Dadgari and I launched our annual events with a low budget and even lower expectations. Since our first shows at my house with a group of murder mystery virgins in 2023, we’ve gone on to bigger and better venues. Our most recent event, “The Hot Die: Last Call for Conrad Aiken,” christened The Hot Eye at Municipal Grand as its first event. We had 22 eagerly committed partygoers cosplaying everyone from Juliette Gordon Lowe to O.J. Simpson.
Murder mysteries are dopamine-doubling, combustible, and freeing — a license to be the person you’ve always wanted to be, explains my murder mystery MVP actor, Wray Burgess. In our productions, Burgess has played Adam Sandler, Sigmund Freud, an Eastern European gigolette with an unplaceable accent, and my late Uncle Mike.
While my annual mysteries are different from the Two Penny Tales and Front Porch offerings, we all have a larger, often unspoken aim for our shows: curating a chaotic yet safe space for people to explore the often-unspeakable edges of understanding. Because beyond the laughs and fake body counts, we can also suspend our disbelief to make meaning of difficult subjects. In 2024, for example, Dadgari and I centered our murder mystery around my uncle, who died of an overdose earlier that year.
Goeken attended as the ghost of singer/songwriter Warren Zevon and said that exploring the role helped him alchemize some of his own grief. Zevon lost his life to cancer, which Goeken’s mother also succumbed to that year after a long fight. Goeken and I (and my brother, who attended to play my father) worked through our grief together under the guise of murder mystery mayhem. There was laughter, tears, chanting, and an ungodly long after-party.

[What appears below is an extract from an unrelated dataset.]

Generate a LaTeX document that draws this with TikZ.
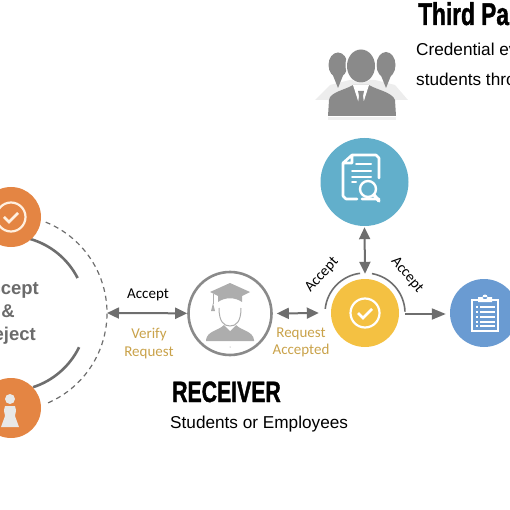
\documentclass[tikz,border=0pt]{standalone}
\usepackage{fontspec}
\setmainfont{Liberation Sans}
\newfontfamily\labelfont{Carlito}
\newfontfamily\headfont[FakeStretch=0.72, FakeBold=1.2]{Liberation Sans Bold}
\usetikzlibrary{arrows.meta, positioning, calc}
\definecolor{cgrey}{HTML}{6E6E6E}
\definecolor{cicon}{HTML}{8A8A8A}
\definecolor{corange}{HTML}{E48543}
\definecolor{cyellow}{HTML}{F4C142}
\definecolor{cteal}{HTML}{62AFCB}
\definecolor{cblue}{HTML}{6A9BD2}
\definecolor{cgold}{HTML}{C9A24A}
\tikzset{
  disc/.style={circle, fill=#1, inner sep=0pt},
  link/.style={{Triangle[length=12pt, width=11pt]}-{Triangle[length=12pt, width=11pt]}, draw=cgrey, line width=2pt},
  linkone/.style={-{Triangle[length=14pt, width=11pt]}, draw=cgrey, line width=2pt},
  ringline/.style={draw=cgrey, line width=2.6pt},
  head/.style={font=\headfont\fontsize{#1}{#1}\selectfont, anchor=base west, inner sep=0pt},
  body/.style={font=\fontsize{17.2}{17.2}\selectfont, anchor=base west, inner sep=0pt},
  tag/.style={font=\labelfont\fontsize{15}{15}\selectfont, inner sep=0pt},
  gold/.style={tag, text=cgold, align=center},
  checkicon/.pic={
    \draw[#1, line width=2.2pt] (0,0) circle (14.5);
    \draw[#1, line width=2.8pt] (-7,0) -- (-2,-5) -- (7,4);
  },
}

\begin{document}
\begin{tikzpicture}[x=1pt, y=1pt]
  \useasboundingbox (0,-510) rectangle (510,0);
  \clip (0,-510) rectangle (510,0);

  % left ring
  \coordinate (hub) at (9,-313);
  \coordinate (ringend) at (107,-313);
  \draw[cgrey, line width=1.2pt, dash pattern=on 5pt off 4pt] ([shift={(68:98)}]hub) arc (68:-68:98);
  \draw[ringline] ([shift={(74:77)}]hub) arc (74:27:77);
  \draw[ringline] ([shift={(-72:78)}]hub) arc (-72:-26:78);
  \node[disc=corange, minimum size=60pt] (top) at (11,-217) {};
  \node[disc=corange, minimum size=60pt] (low) at (11,-408) {};
  \pic at (top) {checkicon={white!88!orange}};
  \fill[black!9] (10,-399) circle (5)
    (5,-406) -- (15,-406) .. controls (17,-411) and (15,-414) .. (15,-416) -- (19,-427) -- (1,-427) -- (5,-416) .. controls (5,-414) and (3,-411) .. (5,-406) -- cycle;
  \node[font=\bfseries\fontsize{18.5}{23}\selectfont, text=black!58, align=center] (ringtext) at (8,-313) {Accept\\\&\\Reject};

  % main row
  \node[circle, draw=cicon, line width=2.6pt, minimum size=83pt, inner sep=0pt] (receiver) at (230,-313.5) {};
  \node[disc=cyellow, minimum size=68pt] (accept) at (365,-313) {};
  \node[disc=cteal, minimum size=88pt] (verify) at (364.5,-182) {};
  \node[disc=cblue, minimum size=68pt] (report) at (484,-313) {};
  \pic at (accept) {checkicon=white};

  % arcs round the yellow disc
  \draw[cgrey, line width=1.6pt] ([shift={(174:40)}]accept.center) arc (174:97:40);
  \draw[cgrey, line width=1.6pt] ([shift={(80:40)}]accept.center) arc (80:2:40);

  % connectors
  \draw[link] (ringend) -- (receiver);
  \draw[link] ($(receiver.east)+(4,0)$) -- ($(accept.west)+(-12,0)$);
  \draw[link] ($(verify.south)+(0,-1)$) -- ($(accept.north)+(0,5)$);
  \draw[linkone] ($(accept.east)+(6,-1)$) -- ($(report.west)+(-4,-1)$);

  % labels
  \node[tag] (acceptleft) at (148,-295) {Accept};
  \node[gold] (verifyreq) at (149,-343.5) {Verify\\[3pt]Request};
  \node[gold] (reqacc) at (301,-342.5) {Request\\[2pt]Accepted};
  \node[tag, rotate=48] (acceptup) at (322,-275) {Accept};
  \node[tag, rotate=-50] (acceptdown) at (407,-275) {Accept};

  % headings
  \node[head=29.5] (receivertitle) at (172,-402) {RECEIVER};
  \node[body] (receivertext) at (170,-428) {Students or Employees};
  \node[head=31.5] (thirdtitle) at (418,-25) {Third Pa};
  \node[body] (thirdone) at (416,-55.5) {Credential ev};
  \node[body] (thirdtwo) at (416,-85.5) {students thro};

  % people icon
  \fill[black!7] (315,-100) -- (330,-85) -- (350,-80) -- (375,-80) -- (395,-85) -- (408,-100) -- cycle;
  \fill[cicon] (338,-65) ellipse (9.5 and 12.5) (386,-65) ellipse (9.5 and 13);
  \fill[cicon] (332,-73) -- (344,-73) -- (338,-88) -- cycle (380,-73) -- (392,-73) -- (386,-88) -- cycle;
  \fill[white] (361,-65) ellipse (15.5 and 18);
  \fill[cicon] (361,-66) ellipse (14 and 16.5);
  \fill[cicon] (328,-116) -- (329,-100) .. controls (330,-92) and (345,-90) .. (353,-85) -- (369,-85) .. controls (377,-90) and (392,-92) .. (395,-100) -- (396,-116) -- cycle;
  \fill[white] (353,-85) -- (369,-85) -- (361,-110) -- cycle;
  \fill[cicon] (358,-91) -- (364,-91) -- (363,-96) -- (365,-110) -- (361,-115) -- (357,-110) -- (359,-96) -- cycle;
  \fill[black!6] (328,-117) rectangle (396,-120);

  % document with lens
  \begin{scope}[white, line width=2.6pt, line cap=round, line join=round]
    \draw (352,-155) -- (376,-155) -- (379,-158) -- (379,-178) (379,-199) -- (362,-199) (357,-199) -- (346,-199) -- (343,-196) -- (343,-163) -- (352,-155) -- (352,-163) -- (343,-163);
    \draw[line width=2pt] (356,-164) -- (371,-164) (352,-171) -- (371,-171) (352,-177) -- (371,-177) (352,-182) -- (356,-182);
    \draw[line width=2.4pt] (368,-189) circle (8);
    \draw[line width=3.4pt] (374,-195) -- (379,-201);
  \end{scope}

  % clipboard
  \begin{scope}[white]
    \draw[line width=1.4pt] (472,-300) rectangle (498,-331);
    \fill (478,-302) rectangle (492,-297) (485,-297) circle (2.5);
    \foreach \y in {-307,-312,-317,-322,-326} {
      \fill (476,\y-0.6) rectangle (478,\y+0.6);
      \fill (480,\y-0.6) rectangle (495,\y+0.6);
    }
  \end{scope}

  % graduate icon
  \fill[black!32] (206,-340) .. controls (207,-331) and (218,-331) .. (224,-325) -- (236,-325) .. controls (242,-331) and (253,-331) .. (254,-340) -- (254,-341) -- (206,-341) -- cycle;
  \fill[white] (224,-325) -- (236,-325) -- (230,-331) -- cycle;
  \fill[white] (230,-312) ellipse (11 and 14);
  \draw[black!32, line width=1pt] (219,-308) .. controls (219,-322) and (224,-326) .. (230,-326) .. controls (236,-326) and (241,-322) .. (241,-308);
  \fill[black!32] (210,-292) -- (230,-283) -- (250,-292) -- (242,-296) -- (242,-302) .. controls (235,-297) and (225,-297) .. (218,-302) -- (218,-296) -- cycle;
  \draw[black!32, line width=0.8pt] (213,-294) -- (213,-304);
  \fill[black!32] (213,-303) -- (215,-311) -- (211,-311) -- cycle;
  \fill[black!45] (230,-347) circle (0.5);
\end{tikzpicture}
\end{document}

“I never want the night to end,” says Burgess. “If I were on a desert island with only one drug, it would be the murder mysteries.”
Join the Killing Spree
This year, Savannah has even more “murder” to enjoy. Two Penny Tales is expanding with residencies like “Murder at The Sexton,” a fake true-crime show held at The Sexton Pub and Provisions in the Starland District. It’s also working with partners and restaurants throughout the city. Even as venues change, the crux of murder mystery remains: freedom to engage with feelings, thoughts, and circumstances you normally never would.
“We’re all about the laughs, but telling a larger story is the end goal,” says Goeken. “We’re creating a space for all of us to make sense of and contribute to telling the story of a changing Savannah.”